# Task statement
Exactly as written, retype the listing below, omitting the pictures.

# Data extracted from a collection
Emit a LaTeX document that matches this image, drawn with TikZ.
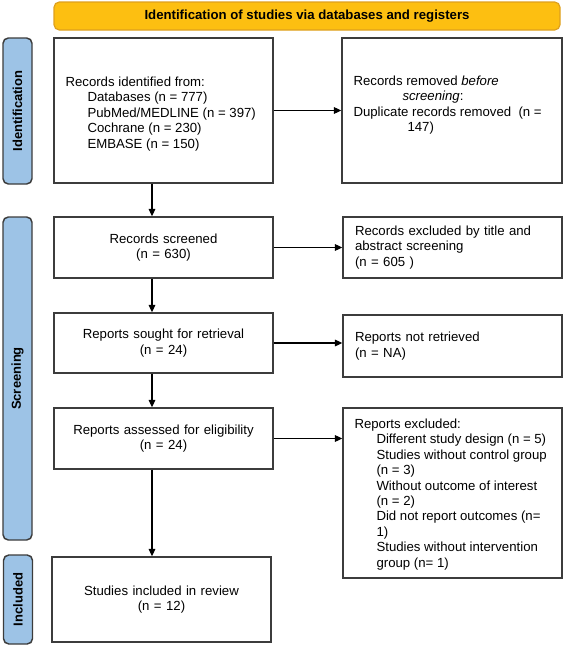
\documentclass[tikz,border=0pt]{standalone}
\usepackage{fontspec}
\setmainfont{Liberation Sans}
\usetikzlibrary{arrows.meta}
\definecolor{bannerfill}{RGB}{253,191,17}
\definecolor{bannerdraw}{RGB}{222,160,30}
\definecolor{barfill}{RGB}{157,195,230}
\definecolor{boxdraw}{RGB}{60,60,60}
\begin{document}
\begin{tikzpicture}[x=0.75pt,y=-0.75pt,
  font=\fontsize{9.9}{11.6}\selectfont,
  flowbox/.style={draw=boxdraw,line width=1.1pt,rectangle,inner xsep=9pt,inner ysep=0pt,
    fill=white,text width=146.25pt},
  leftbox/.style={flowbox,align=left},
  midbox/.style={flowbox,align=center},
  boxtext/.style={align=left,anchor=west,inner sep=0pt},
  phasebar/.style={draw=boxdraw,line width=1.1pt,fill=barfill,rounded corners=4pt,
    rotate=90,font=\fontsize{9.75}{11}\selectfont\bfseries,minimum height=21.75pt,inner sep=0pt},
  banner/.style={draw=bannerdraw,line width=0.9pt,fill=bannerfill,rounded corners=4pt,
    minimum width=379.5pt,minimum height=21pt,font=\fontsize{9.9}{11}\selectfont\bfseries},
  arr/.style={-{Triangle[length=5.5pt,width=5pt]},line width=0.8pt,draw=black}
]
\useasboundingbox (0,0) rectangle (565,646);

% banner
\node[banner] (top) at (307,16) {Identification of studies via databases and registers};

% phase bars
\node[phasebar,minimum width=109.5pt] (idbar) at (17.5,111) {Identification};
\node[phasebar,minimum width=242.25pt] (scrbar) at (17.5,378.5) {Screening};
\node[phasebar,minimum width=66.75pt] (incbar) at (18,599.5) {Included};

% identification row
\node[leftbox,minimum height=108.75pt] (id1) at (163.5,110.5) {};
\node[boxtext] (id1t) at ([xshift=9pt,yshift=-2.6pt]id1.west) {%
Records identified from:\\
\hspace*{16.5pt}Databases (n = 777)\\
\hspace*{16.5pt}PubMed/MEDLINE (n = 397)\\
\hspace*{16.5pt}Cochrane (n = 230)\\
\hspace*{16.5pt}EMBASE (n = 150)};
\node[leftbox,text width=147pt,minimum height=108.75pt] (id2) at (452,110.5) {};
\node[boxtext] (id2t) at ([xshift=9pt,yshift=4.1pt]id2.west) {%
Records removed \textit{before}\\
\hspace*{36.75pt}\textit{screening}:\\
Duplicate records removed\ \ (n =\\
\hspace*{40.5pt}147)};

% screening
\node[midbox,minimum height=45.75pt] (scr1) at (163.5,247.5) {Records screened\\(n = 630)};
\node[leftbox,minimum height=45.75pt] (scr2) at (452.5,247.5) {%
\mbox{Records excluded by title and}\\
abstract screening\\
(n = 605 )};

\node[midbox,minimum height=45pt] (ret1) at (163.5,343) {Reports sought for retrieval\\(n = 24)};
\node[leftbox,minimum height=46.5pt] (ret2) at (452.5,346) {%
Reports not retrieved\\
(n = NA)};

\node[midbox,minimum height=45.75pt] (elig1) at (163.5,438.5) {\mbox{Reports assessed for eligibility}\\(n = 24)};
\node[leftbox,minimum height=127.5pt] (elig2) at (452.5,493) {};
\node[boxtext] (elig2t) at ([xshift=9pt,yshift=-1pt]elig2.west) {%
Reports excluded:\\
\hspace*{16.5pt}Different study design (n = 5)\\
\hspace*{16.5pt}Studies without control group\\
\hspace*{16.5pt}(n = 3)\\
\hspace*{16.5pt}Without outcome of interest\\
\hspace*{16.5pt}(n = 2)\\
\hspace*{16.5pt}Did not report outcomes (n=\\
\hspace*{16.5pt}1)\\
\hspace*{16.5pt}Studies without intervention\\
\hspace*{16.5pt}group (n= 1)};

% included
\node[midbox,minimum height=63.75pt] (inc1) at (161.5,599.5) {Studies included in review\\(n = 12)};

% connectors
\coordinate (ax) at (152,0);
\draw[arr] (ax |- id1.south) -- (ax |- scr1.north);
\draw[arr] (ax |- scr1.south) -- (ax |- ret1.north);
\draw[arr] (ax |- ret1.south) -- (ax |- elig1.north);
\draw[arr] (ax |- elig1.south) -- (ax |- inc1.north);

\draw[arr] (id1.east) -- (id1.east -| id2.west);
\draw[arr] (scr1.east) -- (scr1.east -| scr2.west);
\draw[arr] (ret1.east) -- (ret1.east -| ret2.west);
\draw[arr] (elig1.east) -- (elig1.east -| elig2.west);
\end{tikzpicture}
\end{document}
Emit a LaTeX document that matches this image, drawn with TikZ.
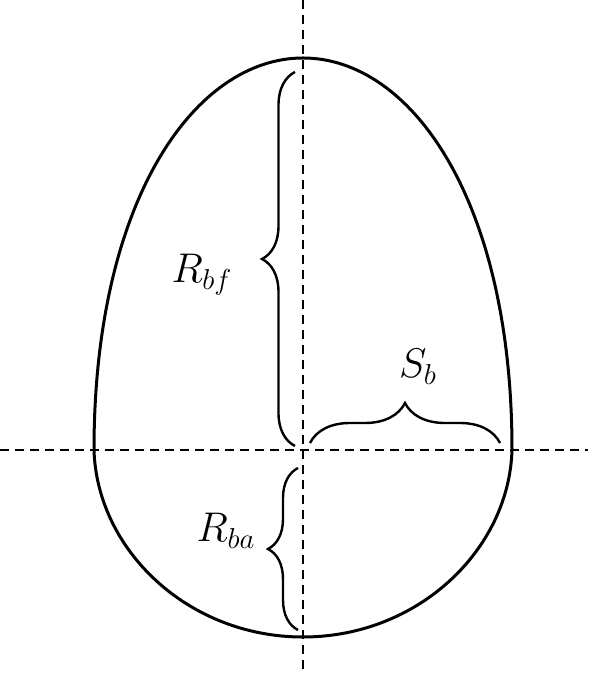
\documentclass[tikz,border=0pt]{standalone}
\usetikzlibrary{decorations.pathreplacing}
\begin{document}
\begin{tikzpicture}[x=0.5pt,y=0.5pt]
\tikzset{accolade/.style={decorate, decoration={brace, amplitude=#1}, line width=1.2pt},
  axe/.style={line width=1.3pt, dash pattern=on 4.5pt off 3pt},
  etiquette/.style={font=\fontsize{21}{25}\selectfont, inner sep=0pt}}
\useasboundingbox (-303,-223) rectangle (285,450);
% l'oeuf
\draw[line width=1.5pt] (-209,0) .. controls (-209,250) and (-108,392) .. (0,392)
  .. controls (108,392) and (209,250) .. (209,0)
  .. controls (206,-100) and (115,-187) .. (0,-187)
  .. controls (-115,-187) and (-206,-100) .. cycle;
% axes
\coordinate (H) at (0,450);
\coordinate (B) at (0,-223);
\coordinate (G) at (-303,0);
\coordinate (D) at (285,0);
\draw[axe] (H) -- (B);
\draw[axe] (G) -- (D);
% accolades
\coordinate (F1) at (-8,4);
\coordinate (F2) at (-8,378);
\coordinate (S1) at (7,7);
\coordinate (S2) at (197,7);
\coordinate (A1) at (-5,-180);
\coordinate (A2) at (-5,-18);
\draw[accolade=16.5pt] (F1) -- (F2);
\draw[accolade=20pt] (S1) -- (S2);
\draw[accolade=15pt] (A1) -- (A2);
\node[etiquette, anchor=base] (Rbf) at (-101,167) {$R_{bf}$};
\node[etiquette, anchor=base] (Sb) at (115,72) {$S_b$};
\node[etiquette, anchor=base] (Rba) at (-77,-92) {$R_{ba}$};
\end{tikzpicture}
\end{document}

# Written solution
Emit a LaTeX document that matches this image, drawn with TikZ.
\documentclass[tikz,border=0pt]{standalone}
\usepackage{fontspec}
\setmainfont{Liberation Sans}
\usetikzlibrary{arrows.meta}
\definecolor{bannerfill}{RGB}{253,191,17}
\definecolor{bannerdraw}{RGB}{222,160,30}
\definecolor{barfill}{RGB}{157,195,230}
\definecolor{boxdraw}{RGB}{60,60,60}
\begin{document}
\begin{tikzpicture}[x=0.75pt,y=-0.75pt,
  font=\fontsize{9.9}{11.6}\selectfont,
  flowbox/.style={draw=boxdraw,line width=1.1pt,rectangle,inner xsep=9pt,inner ysep=0pt,
    fill=white,text width=146.25pt},
  leftbox/.style={flowbox,align=left},
  midbox/.style={flowbox,align=center},
  boxtext/.style={align=left,anchor=west,inner sep=0pt},
  phasebar/.style={draw=boxdraw,line width=1.1pt,fill=barfill,rounded corners=4pt,
    rotate=90,font=\fontsize{9.75}{11}\selectfont\bfseries,minimum height=21.75pt,inner sep=0pt},
  banner/.style={draw=bannerdraw,line width=0.9pt,fill=bannerfill,rounded corners=4pt,
    minimum width=379.5pt,minimum height=21pt,font=\fontsize{9.9}{11}\selectfont\bfseries},
  arr/.style={-{Triangle[length=5.5pt,width=5pt]},line width=0.8pt,draw=black}
]
\useasboundingbox (0,0) rectangle (565,646);

% banner
\node[banner] (top) at (307,16) {Identification of studies via databases and registers};

% phase bars
\node[phasebar,minimum width=109.5pt] (idbar) at (17.5,111) {Identification};
\node[phasebar,minimum width=242.25pt] (scrbar) at (17.5,378.5) {Screening};
\node[phasebar,minimum width=66.75pt] (incbar) at (18,599.5) {Included};

% identification row
\node[leftbox,minimum height=108.75pt] (id1) at (163.5,110.5) {};
\node[boxtext] (id1t) at ([xshift=9pt,yshift=-2.6pt]id1.west) {%
Records identified from:\\
\hspace*{16.5pt}Databases (n = 777)\\
\hspace*{16.5pt}PubMed/MEDLINE (n = 397)\\
\hspace*{16.5pt}Cochrane (n = 230)\\
\hspace*{16.5pt}EMBASE (n = 150)};
\node[leftbox,text width=147pt,minimum height=108.75pt] (id2) at (452,110.5) {};
\node[boxtext] (id2t) at ([xshift=9pt,yshift=4.1pt]id2.west) {%
Records removed \textit{before}\\
\hspace*{36.75pt}\textit{screening}:\\
Duplicate records removed\ \ (n =\\
\hspace*{40.5pt}147)};

% screening
\node[midbox,minimum height=45.75pt] (scr1) at (163.5,247.5) {Records screened\\(n = 630)};
\node[leftbox,minimum height=45.75pt] (scr2) at (452.5,247.5) {%
\mbox{Records excluded by title and}\\
abstract screening\\
(n = 605 )};

\node[midbox,minimum height=45pt] (ret1) at (163.5,343) {Reports sought for retrieval\\(n = 24)};
\node[leftbox,minimum height=46.5pt] (ret2) at (452.5,346) {%
Reports not retrieved\\
(n = NA)};

\node[midbox,minimum height=45.75pt] (elig1) at (163.5,438.5) {\mbox{Reports assessed for eligibility}\\(n = 24)};
\node[leftbox,minimum height=127.5pt] (elig2) at (452.5,493) {};
\node[boxtext] (elig2t) at ([xshift=9pt,yshift=-1pt]elig2.west) {%
Reports excluded:\\
\hspace*{16.5pt}Different study design (n = 5)\\
\hspace*{16.5pt}Studies without control group\\
\hspace*{16.5pt}(n = 3)\\
\hspace*{16.5pt}Without outcome of interest\\
\hspace*{16.5pt}(n = 2)\\
\hspace*{16.5pt}Did not report outcomes (n=\\
\hspace*{16.5pt}1)\\
\hspace*{16.5pt}Studies without intervention\\
\hspace*{16.5pt}group (n= 1)};

% included
\node[midbox,minimum height=63.75pt] (inc1) at (161.5,599.5) {Studies included in review\\(n = 12)};

% connectors
\coordinate (ax) at (152,0);
\draw[arr] (ax |- id1.south) -- (ax |- scr1.north);
\draw[arr] (ax |- scr1.south) -- (ax |- ret1.north);
\draw[arr] (ax |- ret1.south) -- (ax |- elig1.north);
\draw[arr] (ax |- elig1.south) -- (ax |- inc1.north);

\draw[arr] (id1.east) -- (id1.east -| id2.west);
\draw[arr] (scr1.east) -- (scr1.east -| scr2.west);
\draw[arr] (ret1.east) -- (ret1.east -| ret2.west);
\draw[arr] (elig1.east) -- (elig1.east -| elig2.west);
\end{tikzpicture}
\end{document}
Emit a LaTeX document that matches this image, drawn with TikZ.
\documentclass[tikz,border=0pt]{standalone}
\usetikzlibrary{decorations.pathreplacing}
\begin{document}
\begin{tikzpicture}[x=0.5pt,y=0.5pt]
\tikzset{accolade/.style={decorate, decoration={brace, amplitude=#1}, line width=1.2pt},
  axe/.style={line width=1.3pt, dash pattern=on 4.5pt off 3pt},
  etiquette/.style={font=\fontsize{21}{25}\selectfont, inner sep=0pt}}
\useasboundingbox (-303,-223) rectangle (285,450);
% l'oeuf
\draw[line width=1.5pt] (-209,0) .. controls (-209,250) and (-108,392) .. (0,392)
  .. controls (108,392) and (209,250) .. (209,0)
  .. controls (206,-100) and (115,-187) .. (0,-187)
  .. controls (-115,-187) and (-206,-100) .. cycle;
% axes
\coordinate (H) at (0,450);
\coordinate (B) at (0,-223);
\coordinate (G) at (-303,0);
\coordinate (D) at (285,0);
\draw[axe] (H) -- (B);
\draw[axe] (G) -- (D);
% accolades
\coordinate (F1) at (-8,4);
\coordinate (F2) at (-8,378);
\coordinate (S1) at (7,7);
\coordinate (S2) at (197,7);
\coordinate (A1) at (-5,-180);
\coordinate (A2) at (-5,-18);
\draw[accolade=16.5pt] (F1) -- (F2);
\draw[accolade=20pt] (S1) -- (S2);
\draw[accolade=15pt] (A1) -- (A2);
\node[etiquette, anchor=base] (Rbf) at (-101,167) {$R_{bf}$};
\node[etiquette, anchor=base] (Sb) at (115,72) {$S_b$};
\node[etiquette, anchor=base] (Rba) at (-77,-92) {$R_{ba}$};
\end{tikzpicture}
\end{document}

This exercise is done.